Voilà pour le programme. Quant à la méthode, elle est simple: les quatre se retrouvent pour jammer ensemble (dans leur local de répétition au Volta, à Anderlecht, ou lors de résidences à Feluy, là où Andrea a installé son studio), enregistrent le tout, et réécoutent les sessions pour en retirer les meilleures idées. Samuel: “Ce qui est terriblement chronophage et énergivore.” Andrea: “Mais c’est ce qui fonctionne le mieux. On a essayé par exemple d’organiser des sessions de travail par deux, en lançant des idées sur l’ordi. Mais ça n’a jamais donné grand-chose. L’essence du projet, c’est vraiment le clash instantané de nous quatre devant nos instruments. C’est ça qui fait l’émulsion Tukan.”
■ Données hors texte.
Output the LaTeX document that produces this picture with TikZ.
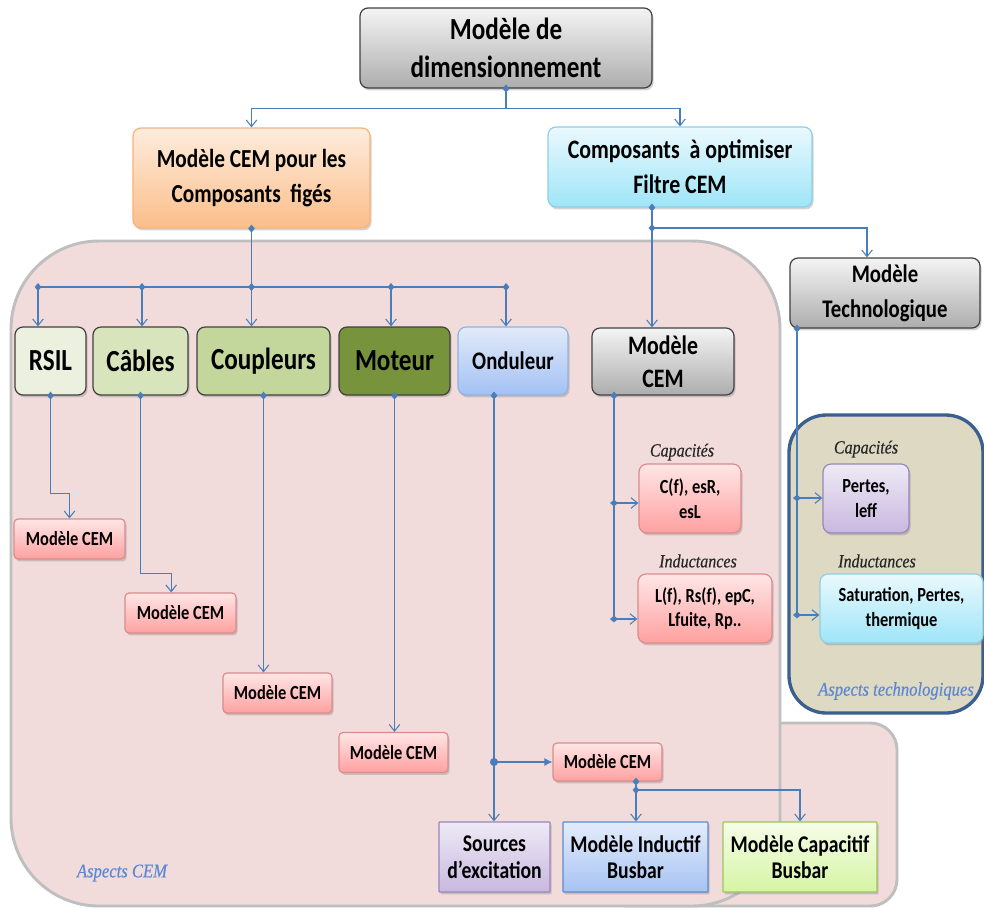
\documentclass[tikz,border=0pt]{standalone}
\usepackage{fontspec}
\setmainfont{Carlito}[FakeStretch=0.82]
\newfontfamily\labfont{Liberation Serif}[FakeStretch=0.86,FakeBold=0.4]
\usetikzlibrary{arrows.meta,shadows,calc}
\definecolor{lc}{HTML}{4A7EBB}
\definecolor{grT}{HTML}{F4F4F4}
\definecolor{grB}{HTML}{ADADAD}
\definecolor{orT}{HTML}{FDECDD}
\definecolor{orB}{HTML}{FBBE8A}
\definecolor{orD}{HTML}{F8B27A}
\definecolor{cyT}{HTML}{EAF9FD}
\definecolor{cyB}{HTML}{9EE5F8}
\definecolor{cyD}{HTML}{8FCFE4}
\definecolor{rsilC}{HTML}{EBF1DE}
\definecolor{cabC}{HTML}{D7E4BC}
\definecolor{coupC}{HTML}{C3D69B}
\definecolor{motC}{HTML}{77933C}
\definecolor{onT}{HTML}{E2EAF8}
\definecolor{onB}{HTML}{A3C1F4}
\definecolor{onD}{HTML}{8EB4E3}
\definecolor{pkT}{HTML}{FFE6E6}
\definecolor{pkB}{HTML}{FFA0A0}
\definecolor{pkD}{HTML}{D98C8C}
\definecolor{puT}{HTML}{EEEAF5}
\definecolor{puB}{HTML}{C8B8E0}
\definecolor{puD}{HTML}{9A85BB}
\definecolor{inT}{HTML}{E4ECFB}
\definecolor{inB}{HTML}{A6C3F2}
\definecolor{inD}{HTML}{5B8BD0}
\definecolor{caT}{HTML}{F6FDE9}
\definecolor{caB}{HTML}{D5F5A3}
\definecolor{caD}{HTML}{9BC460}
\definecolor{pinkR}{HTML}{F2DCDB}
\definecolor{pinkRD}{HTML}{BFBFBF}
\definecolor{techR}{HTML}{DDD9C3}
\definecolor{techRD}{HTML}{3B5F8F}
\definecolor{aspC}{HTML}{5B87D6}
\tikzset{
  ln/.style={draw=lc, line width=0.8pt},
  arw/.style={ln, arrows={-Straight Barb[length=5pt,width=8pt]}},
  darw/.style={ln, arrows={Diamond[length=6pt,width=5pt]-Straight Barb[length=5pt,width=8pt]}, shorten <=-3pt},
  dln/.style={ln, arrows={Diamond[length=6pt,width=5pt]-}, shorten <=-3pt},
  bx/.style={draw=black!75, line width=0.9pt, rounded corners=6pt, align=center, inner sep=0pt,
    font=\bfseries, drop shadow={shadow xshift=1.2pt,shadow yshift=-1.8pt,opacity=0.35}},
  graybx/.style={bx, top color=grT, bottom color=grB},
  pinkbx/.style={bx, draw=pkD, top color=pkT, bottom color=pkB, minimum height=30pt, rounded corners=3pt,
    font=\bfseries\fontsize{15}{18}\selectfont},
  sqbx/.style={bx, rounded corners=0.5pt, minimum height=52.5pt, font=\bfseries\fontsize{18}{20}\selectfont},
  lab/.style={font=\labfont\itshape\fontsize{14}{16}\selectfont, text=black!85, inner sep=0pt},
  asp/.style={font=\labfont\itshape\fontsize{14.5}{17}\selectfont, text=aspC, inner sep=0pt},
}
\begin{document}
\begin{tikzpicture}[x=0.75pt,y=-0.75pt]
\useasboundingbox (0,0) rectangle (984,908);
% regions
\draw[fill=pinkR, draw=pinkRD, line width=2.2pt, rounded corners=20pt] (600,723) rectangle (897,906);
\draw[fill=pinkR, draw=pinkRD, line width=2.2pt, rounded corners=66pt] (11,560) -- (11,241) -- (780,241) -- (780,906) -- (11,906) -- cycle;
\draw[fill=techR, draw=techRD, line width=2.5pt, rounded corners=28pt] (789,415) rectangle (983,713);
% nodes
\node[graybx, minimum width=219pt, minimum height=60pt, font=\bfseries\fontsize{23}{28}\selectfont] (top) at (506,48) {Modèle de\\dimensionnement};
\node[bx, draw=orD, top color=orT, bottom color=orB, minimum width=177.75pt, minimum height=75pt, font=\bfseries\fontsize{19.5}{26}\selectfont] (fig) at (251.5,178) {Modèle CEM pour les\\Composants~ figés};
\node[bx, draw=cyD, top color=cyT, bottom color=cyB, minimum width=198pt, minimum height=60pt, font=\bfseries\fontsize{20}{26}\selectfont] (opt) at (680,167) {Composants~ à optimiser\\Filtre CEM};
\node[bx, fill=rsilC, minimum width=53.25pt, minimum height=51pt, font=\bfseries\fontsize{23}{26}\selectfont] (rsil) at (50.5,361) {RSIL};
\node[bx, fill=cabC, minimum width=71.25pt, minimum height=51pt, font=\bfseries\fontsize{23}{26}\selectfont] (cab) at (140.5,361) {Câbles};
\node[bx, fill=coupC, minimum width=99.75pt, minimum height=51pt, font=\bfseries\fontsize{23}{26}\selectfont] (coup) at (263.5,361) {Coupleurs};
\node[bx, fill=motC, minimum width=83.25pt, minimum height=51pt, font=\bfseries\fontsize{23}{26}\selectfont] (mot) at (394.5,361) {Moteur};
\node[bx, draw=onD, top color=onT, bottom color=onB, minimum width=82.5pt, minimum height=51pt, font=\bfseries\fontsize{19}{24}\selectfont] (ond) at (513,361) {Onduleur};
\node[graybx, minimum width=106.5pt, minimum height=50.25pt, font=\bfseries\fontsize{20}{25}\selectfont] (mcg) at (663,361.5) {Modèle\\CEM};
\node[graybx, minimum width=142.5pt, minimum height=52.5pt, font=\bfseries\fontsize{19}{26}\selectfont] (tech) at (885,293) {Modèle\\Technologique};
\node[pinkbx, minimum width=83.25pt] (mc1) at (69.5,539) {Modèle CEM};
\node[pinkbx, minimum width=83.25pt] (mc2) at (180.5,613) {Modèle CEM};
\node[pinkbx, minimum width=81.75pt] (mc3) at (277.5,693) {Modèle CEM};
\node[pinkbx, minimum width=81.75pt] (mc4) at (393.5,752.5) {Modèle CEM};
\node[pinkbx, minimum width=81.75pt, minimum height=28.5pt] (mc5) at (607.5,762) {Modèle CEM};
\node[sqbx, draw=puD, top color=puT, bottom color=puB, minimum width=83.25pt] (src) at (494.5,857) {Sources\\d’excitation};
\node[sqbx, draw=inD, top color=inT, bottom color=inB, minimum width=108.75pt] (ind) at (635.5,857) {Modèle Inductif\\Busbar};
\node[sqbx, draw=caD, top color=caT, bottom color=caB, minimum width=115.5pt] (capb) at (800,857) {Modèle Capacitif\\Busbar};
\node[pinkbx, minimum width=76.5pt, minimum height=51.75pt, rounded corners=6pt, font=\bfseries\fontsize{15}{19}\selectfont] (cf) at (690,498.5) {C(f), esR,\\esL};
\node[pinkbx, minimum width=100.5pt, minimum height=51.75pt, rounded corners=6pt, font=\bfseries\fontsize{15}{18.5}\selectfont] (lf) at (705,608.5) {L(f), Rs(f), epC,\\Lfuite, Rp..};
\node[bx, draw=puD, top color=puT, bottom color=puB, minimum width=64.5pt, minimum height=51.75pt, font=\bfseries\fontsize{15}{19}\selectfont] (pertes) at (866,498.5) {Pertes,\\leff};
\node[bx, draw=cyD, top color=cyT, bottom color=cyB, minimum width=122.25pt, minimum height=51.75pt, font=\bfseries\fontsize{15}{19}\selectfont] (sat) at (901.5,608.5) {Saturation, Pertes,\\thermique};
% labels
\node[lab] (lcap1) at (682,452) {Capacités};
\node[lab] (lind1) at (698,561) {Inductances};
\node[lab] (lcap2) at (866,449) {Capacités};
\node[lab] (lind2) at (877,561) {Inductances};
\node[asp] (atech) at (896,691) {Aspects technologiques};
\node[asp] (acem) at (122,873) {Aspects CEM};
% connectors
\draw[darw] (top.south) -- ++(0,20) -| (fig.north);
\draw[arw] ([yshift=-15pt]top.south) -| (opt.north);
\coordinate (j1) at (38,287);
\coordinate (j2) at (142,287);
\coordinate (jc) at (251.5,287);
\coordinate (j4) at (391,287);
\coordinate (j5) at (506,287);
\draw[dln] (fig.south) -- (jc);
\draw[ln] (j1) -- (j5);
\draw[darw] (j1) -- (j1 |- rsil.north);
\draw[darw] (j2) -- (j2 |- cab.north);
\draw[darw] (jc) -- (jc |- coup.north);
\draw[darw] (j4) -- (j4 |- mot.north);
\draw[darw] (j5) -- (j5 |- ond.north);
\draw[darw] (rsil.south) -- ++(0,98) -| (mc1.north);
\draw[darw] (cab.south) -- ++(0,178) -| ([xshift=-7pt]mc2.north);
\draw[darw] (coup.south) -- (coup.south |- mc3.north);
\draw[darw] (mot.south) -- (mot.south |- mc4.north);
\coordinate (oj) at (494,762);
\draw[dln] (oj |- ond.south) -- (oj);
\draw[arw] (oj) -- (oj |- src.north);
\draw[ln, arrows={Circle[length=6pt]-Latex[length=6pt,width=6pt]}, shorten <=-3pt] (oj) -- (oj -| mc5.west);
\coordinate (mj) at (636,790);
\draw[dln] (mj |- mc5.south) -- (mj);
\draw[darw] (mj) -- (mj |- ind.north);
\draw[arw] (mj) -| (capb.north);
\coordinate (cj) at (652,228);
\draw[dln] (cj |- opt.south) -- (cj);
\draw[darw] (cj) -- (cj |- mcg.north);
\draw[arw] (cj) -| ([xshift=-13.5pt]tech.north);
\coordinate (g1) at (614,503);
\coordinate (g2) at (614,619);
\draw[dln] (g1 |- mcg.south) -- (g2);
\draw[darw] (g1) -- (g1 -| cf.west);
\draw[darw] (g2) -- (g2 -| lf.west);
\coordinate (t1) at (797,498);
\coordinate (t2) at (797,615);
\draw[dln] (t1 |- tech.south) -- (t2);
\draw[darw] (t1) -- (t1 -| pertes.west);
\draw[darw] (t2) -- (t2 -| sat.west);
\end{tikzpicture}
\end{document}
Sur Atoll, cet ordre de mission aboutit aussi bien à des cavalcades dance (Raymond) qu’à des plages plus cinématographiques, quasi ambient (Beluga). Et Tukan de pouvoir ainsi se produire à la fois dans un festival électro allemand mais aussi dans des événements jazz, ou même à l’affiche de Dour. “Récemment, on s’est même retrouvés à jouer dans un musée, à Dunkerque, devant un public assis. Après trois morceaux, la moitié de la salle était debout!” Tukan tout-terrain.
Tukan, Atoll (7). En concert ce 26/11 au Belvédère (Namur) et le 30/11 à l’AB (Bruxelles).